Moe Satt “Hands Around Yangon”at Crow Collection of Asian Art, Flora Street Windows
More than five million inhabitants live, work, and survive in Yangon, the artist’s native city. Satt’s Hands Around Yangon (2012) is a collection of video footage that focuses on hands in motion.
From the artist: “In the video, I recorded the hand movements of people around me: from laborers working on the streets and in the markets to friends and local artists. Do you think hand gestures can tell a story…about sadness, success, and so on? There are moving hands, working hands, eating hands, communicating hands. I collect many stories about the hands of others.”
View Moe Satt’s Hands Around Yangon (2012) which will be playing continuously in our Flora Street windows. Installed next to the video work is part of Satt’s photographic series, Bicycle Tyre Rolling Event from Yangon (2013). It documents the artist playing a favorite game among Myanmar children. Under military regime for the past 50 years, the country’s citizens experienced extreme impoverishment and isolation. As a result, many children in Myanmar did not have access to foreign-made toys and would often creatively fashion toys and games from locally found and recycled materials. Children would compete to see who could best control the tire, rolling it quickly and steadily. In this performance, Satt rolled the bicycle tire in and around Yangon, and through its well-known historical sites.
About the Artist:
Moe Satt lives and works as an artist and curator in Yangon, Myanmar. He started creating art after graduating from East Yangon University in Myanmar with a degree in Zoology in 2005. Satt is part of a new generation of emerging Burmese artists. In 2008, he founded and organized Beyond Pressure, an international festival of performance art in Myanmar. He has participated in live arts festivals throughout Asia and Europe and has been invited to serve as the resident artist at several locations, including International Residence at Recollets (Paris, 2015) and IASPIA (Sweden, 2016).

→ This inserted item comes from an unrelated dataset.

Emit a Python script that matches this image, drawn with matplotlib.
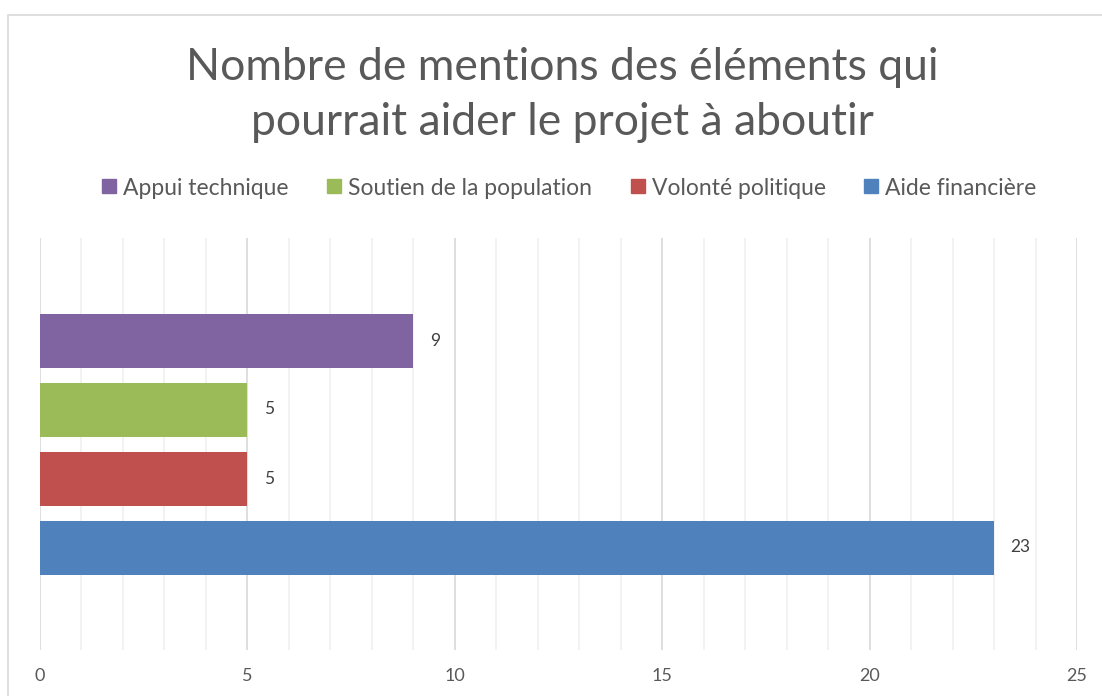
import matplotlib
import numpy as np
from matplotlib import pyplot as plt
from matplotlib.patches import Rectangle
from matplotlib.lines import Line2D

matplotlib.rcParams.update({'font.family': ['Lato', 'DejaVu Sans']})

## Data
series = ["Appui technique", "Soutien de la population", "Volonté politique", "Aide financière"]
values = [9, 5, 5, 23]
colors = ["#8064a2", "#9bbb59", "#c0504d", "#4f81bd"]
title = "Nombre de mentions des éléments qui\npourrait aider le projet à aboutir"

W, H = 1102, 696
fig = plt.figure(figsize=(W / 100, H / 100), dpi=100)

# chart frame (Excel-like border)
fig.patches.append(Rectangle((8 / W, -0.1), 1.2, 1 - 15 / H + 0.1, transform=fig.transFigure,
                             fill=False, edgecolor="#d9d9d9", linewidth=1.2))

ax = fig.add_axes([40 / W, 46 / H, (1077 - 40) / W, (650 - 238) / H])

ypos = np.arange(len(values))
ax.barh(ypos, values, height=54 / 69, color=colors, zorder=3)
for y, v in zip(ypos, values):
    ax.text(v + 0.4, y, str(v), va="center", ha="left", fontsize=12.5, color="#404040")

half = (650 - 238) / 69 / 2
ax.set_ylim(1.5 + half, 1.5 - half)
ax.set_xlim(0, 25)
ax.set_xticks(range(0, 26, 5))
ax.set_xticks(range(0, 26), minor=True)
ax.set_yticks([])
ax.grid(axis="x", which="major", color="#d9d9d9", linewidth=1.2, zorder=0)
ax.grid(axis="x", which="minor", color="#f0f0f0", linewidth=1.2, zorder=0)
for s in ax.spines.values():
    s.set_visible(False)
ax.tick_params(axis="x", which="both", length=0, pad=13, labelsize=13, labelcolor="#595959")

fig.text(562 / W, 1 - 95 / H, title, ha="center", va="center", fontsize=32,
         color="#595959", linespacing=1.4)

handles = [Line2D([], [], marker="s", linestyle="none", markersize=10, color=c) for c in colors]
fig.legend(handles, series, loc="center", bbox_to_anchor=(567 / W, 1 - 188 / H), ncol=4,
           frameon=False, fontsize=16.5, labelcolor="#595959", handletextpad=0.1,
           columnspacing=1.5, handlelength=1.0)

fig.savefig("out.png", dpi=100, facecolor="white")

Satt’s work has been included in several major exhibitions, including the Busan Biennale (2012), CAFA Biennale (Beijing, 2013), Concept Context Contestation: Collective-Driven Art In Southeast Asia (Bangkok, 2013), and The Journal of the Plague Year (South Korea, 2014). The artist has curated exhibitions such as On/Off: Myanmar Contemporary Art Event, The Almaz Collective (Vietnam, 2010); Forward/Backward: 8 Myanmar Second-Wave Contemporary Artists, H Gallery (Thailand, 2011); The Mirror_ reflecting society, TS1 Gallery (Myanmar, 2014); and Silent for a While: Contemporary Art from Myanmar, 10 Chancery Lane (Hong Kong, 2016).
The Crow Collection of Asian Art, Dallas Contemporary, and the Moving Image Archive for Contemporary Art: MIACA (Hong Kong), are pleased to announce to co-organize Invisible Cities, an exhibition and screening series that showcases more than twenty contemporary video works by renowned and emerging artists from China, Japan, Hong Kong, the Philippines, Singapore, South Korea, Taiwan, Thailand, Myanmar, and Vietnam. Seen together as a series of video installations and screenings at Dallas Contemporary and at the Crow Collection of Asian Art, these pivotal artistic works outline recent developments in the moving image art in Asia.
Invisible Cities will be accompanied by an illustrated exhibition guide featuring participating artist bios, statements, and curatorial conversations. The guide will be available at the Crow Collection of Asian Art and at Dallas Contemporary.
MIACA, the Moving Image Archive of Contemporary Art, is an organization dedicated to the conservation and promotion of moving image works by Asian artists. Directed by Hitomi Hasegawa, MIACA started its activity in 2006 in Yokohama, Japan and is currently based in Hong Kong. The institution organizes exhibitions, temporary video libraries, talk events, and lectures by artists and art professionals. Invisible Cities will be MIACA’s first collaboration with U.S.-based museums.
Dallas Contemporary is a non-collecting art museum presenting new and fresh ideas from regional, national, and international artists. Modeled after European art centers and located in an industrial building in the Design District, Dallas Contemporary is one of the few institutions of its kind in the United States, offering temporary exhibitions, important lectures, and seminal learning programs.
This project is organized by Hitomi Hasegawa, Director, Moving Image Archive for Contemporary Art: MIACA (Hong Kong); Lilia Kudelia, Assistant Curator, Dallas Contemporary; and Jacqueline Chao, Curator of Asian Art, Crow Collection of Asian Art.